Unlike in Texas, we now had a Christmas tree farm in our backyard where my son takes the saw to replicate John Boy’s Christmas task.
This year, six months after visiting Walton’s Mountain, the kids geeked out when they found a tree with an abandoned bird’s nest, reminding them of Mary Ellen in The Homecoming.
That the perfect tree my kids chose for us, this year.
MOVIE TRIVIA
Reaching into his family tree to name his characters for the TV production, Hamner chose Walton from his father’s side of the family.
To cut production costs, scenes were shot in the Grand Teton Mountains of Wyoming instead of traveling 3000 miles to the Blue Ridge, where it rarely snows.
In real life, there were eight Hamner children, but Lorimor Productions said seven would be cheaper, so Ben became a composite character of two of Earl’s brothers, while the rest of the Walton children each reflected a different Hamner sibling.
Hearing on the radio that ice on the road resulted in a bus accident, Mama sends 15-year-old John Boy to look for his father.
In real life, this account truly happened, except Earl Hamner was only 10 years old.
HONORING FAMILY AND FRIENDS
The story of John Boy wanting to become a writer reflected the true ambition of Earl Hamner, a first-generation college student that unfolds in the tv series.
Knowing that that they were too poor for him to attend college, John Boy dreamed of becoming a writer, while secretly writing a journal of his experieces.
In honor of his father, who had not finished high school, Earl Hamner wrote a surprise ending to the movie…which changed the family’s life.
Rounding out the Walton storyline are the endearing personas brought to life on the screen, which Kami Cotler (actress for the youngest of the Walton children, Elizabeth) described:
Earl Hamner was able to look at all the different characters and personalities he grew up with and find a way to prize them with their flaws. (A Biography Earl Hamner, Pearson, p88)
Introduced in this movie are true-to-life stories of the Walton neighbors: Charley Snead (the Christmas Robin Hood bandit), the elderly Baldwin sisters (who unwittingly make bootleg whiskey, calling it Papa’s Recipe), and more.
While writing about family experiences, Hamner focused on honoring his loved ones.
You know, Thomas Wolfe “couldn’t go home again” because of the things he’d written, but I can go home, and do, because I’ve written with affection about our life together. (Margaret Fife Tanguay’s interview with Earl Hamner recorded in A Biography Earl Hamner, Pearson, p87)

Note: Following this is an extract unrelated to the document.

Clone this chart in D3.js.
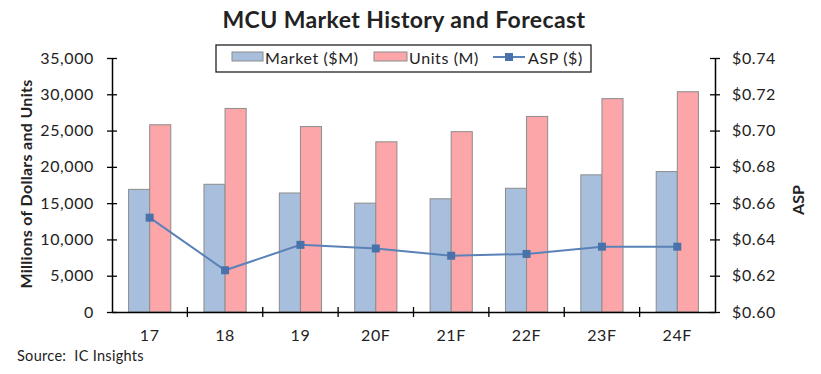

SUCCESSFUL MOVIE LED TO THE WALTONS TV SERIES
Shocked by the ratings for this Christmas movie, CBS hired Earl Hamner to create a tv show spin-off, which lasted for nine successful seasons with 13 Emmies.
Every night after an airing of The Waltons on Thursday nights, Hamner called his mother to ask how he liked the show.
For 148 episodes, from 1974 to 1981, she served as technical advisor for The Waltons.
EPILOGUE 2021
Discovering The Waltons on tv in 2021, I sat and watched while hand stitching my numerous quilts, since I hadn’t seen any of the shows since they first aired.
After each show I researched from Earl Hamner’s blog, assuming the writers were stretching the imagination on some story lines.
Yet time and again I learned that many of those stories were built around true incidents in his family’s life: such as Mary Ellen selling John Boy’s typewriter, Jim Bob’s discovery of a peacock that he raised as a pet and named Rover, a traveling circus, polio, a circuit traveling mountain nurse, and more.